Sonja K Billes
Neuroscience
Sonja K Billes & Michael A Cowley
A role for dopamine in neuroendocrine regulation of food intake
Obesity is a growing health problem, for which there are few safe
effective treatments. In a society where palatable high calorie food
is abundant, the rewarding properties of food certainly contribute to
consumption of palatable food beyond the necessary caloric
requirement. Despite increasing evidence that brain reward systems
play an important role in regulating food intake, little is known
about regulation of hedonic feeding. Neuroendocrine factors like
leptin are traditionally believed to regulate energy balance through
direct actions on neurons in the medial hypothalamus.
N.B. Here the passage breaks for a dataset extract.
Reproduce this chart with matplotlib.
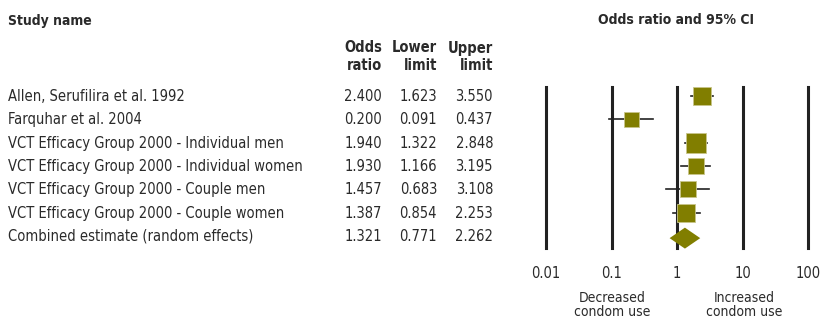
import numpy as np
import matplotlib
matplotlib.use("Agg")
import matplotlib.pyplot as plt

# Forest plot data
studies = [
    "Allen, Serufilira et al. 1992",
    "Farquhar et al. 2004",
    "VCT Efficacy Group 2000 - Individual men",
    "VCT Efficacy Group 2000 - Individual women",
    "VCT Efficacy Group 2000 - Couple men",
    "VCT Efficacy Group 2000 - Couple women",
    "Combined estimate (random effects)",
]
odds_ratio = [2.400, 0.200, 1.940, 1.930, 1.457, 1.387, 1.321]
lower_limit = [1.623, 0.091, 1.322, 1.166, 0.683, 0.854, 0.771]
upper_limit = [3.550, 0.437, 2.848, 3.195, 3.108, 2.253, 2.262]
# marker sizes (study weight)
weights = [12.8, 10.8, 14.8, 11.5, 12.2, 13.2]
ticks = [0.01, 0.1, 1, 10, 100]
tick_labels = ["0.01", "0.1", "1", "10", "100"]

OLIVE = "#817e00"
W, H = 822, 319
plt.rcParams["font.family"] = ["DejaVu Sans"]
plt.rcParams["font.stretch"] = "condensed"

fig = plt.figure(figsize=(W / 100, H / 100), dpi=100)


def fx(px):
    return px / W


def fy(py):
    return 1 - py / H


# rows: first row at 96 px, 23.3 px apart
ROW0, ROW_STEP = 96, 23.3
TOP, BOTTOM = 87, 248

# forest panel
ax = fig.add_axes([fx(546), fy(BOTTOM), fx(808 - 546), (BOTTOM - TOP) / H])
ax.set_xscale("log")
ax.set_xlim(0.01, 100)
ax.set_ylim((BOTTOM - ROW0) / ROW_STEP, (TOP - ROW0) / ROW_STEP)
for t in ticks:
    ax.axvline(t, color="#222222", linewidth=2.2, zorder=1, clip_on=False)

n_study = len(studies) - 1
for i in range(n_study):
    ax.plot([lower_limit[i], upper_limit[i]], [i, i], color="#222222",
            linewidth=1.2, zorder=2)
    ax.plot(odds_ratio[i], i, marker="s", markersize=weights[i],
            color=OLIVE, markeredgecolor="#c8c58a", markeredgewidth=0.6,
            zorder=3)

# combined diamond
k = n_study
lo, mid, hi = lower_limit[k], odds_ratio[k], upper_limit[k]
ax.fill([lo, mid, hi, mid], [k + 0.1, k - 0.35, k + 0.1, k + 0.55],
        color=OLIVE, zorder=3, linewidth=0, clip_on=False)
ax.axis("off")

FS = 10.5
TXT = "#2a2a2a"

# tick labels under the panel
for t, lab in zip(ticks, tick_labels):
    x = (np.log10(t) + 2) / 4
    fig.text(fx(546) + x * fx(808 - 546), fy(273), lab, ha="center",
             va="center", fontsize=FS, color=TXT)

fig.text(fx(612), fy(305), "Decreased\ncondom use", ha="center", va="center",
         fontsize=FS - 0.5, color=TXT, linespacing=1.0)
fig.text(fx(744), fy(305), "Increased\ncondom use", ha="center", va="center",
         fontsize=FS - 0.5, color=TXT, linespacing=1.0)

# headers
fig.text(fx(8), fy(20.5), "Study name", ha="left", va="center",
         fontsize=FS - 0.5, fontweight="bold", color=TXT)
fig.text(fx(676), fy(20.5), "Odds ratio and 95% CI", ha="center",
         va="center", fontsize=FS - 0.5, fontweight="bold", color=TXT)
col_x = [382, 437, 493]
col_head = ["Odds\nratio", "Lower\nlimit", "Upper\nlimit"]
for x, h in zip(col_x, col_head):
    fig.text(fx(x), fy(57), h, ha="right", va="center", fontsize=FS,
             fontweight="bold", color=TXT, linespacing=1.25)

# table rows
for i, name in enumerate(studies):
    y = fy(ROW0 + 0.6 + ROW_STEP * i)
    fig.text(fx(8), y, name, ha="left", va="center", fontsize=FS, color=TXT)
    vals = [odds_ratio[i], lower_limit[i], upper_limit[i]]
    for x, v in zip(col_x, vals):
        fig.text(fx(x), y, f"{v:.3f}", ha="right", va="center",
                 fontsize=FS, color=TXT)

fig.savefig("out.png", dpi=100)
Recent evidence
suggests that these neuroendocrine factors also influence motivation
through direct actions on mesolimbic dopamine neurons, providing a
physiological basis for the already documented regulation of food
intake by dopaminergic drugs. How these factors affect dopaminergic
signaling and what reward system nuclei are important for mediating
the effects of these neuroendocrine factors on food intake remains to
be determined. In order to address these questions, we investigated
which dopamine receptor types (D1 or D2) mediate the acute anorectic
effects of leptin. Through pharmacological blockade or genetic
deletion of the D1 and D2 dopamine receptors, we demonstrate that the
acute hypophagic effects of leptin are partially mediated by D2
dopamine receptors. We are in the process of extending this study to
examine which dopamine receptor type is important for the hypophagic
effects of a physiologic signal that increases food intake, ghrelin.
Understanding how reward systems affect appetite will not only
increase our understanding of brain physiology, but also allow for the
development of more effective antiobesity drugs.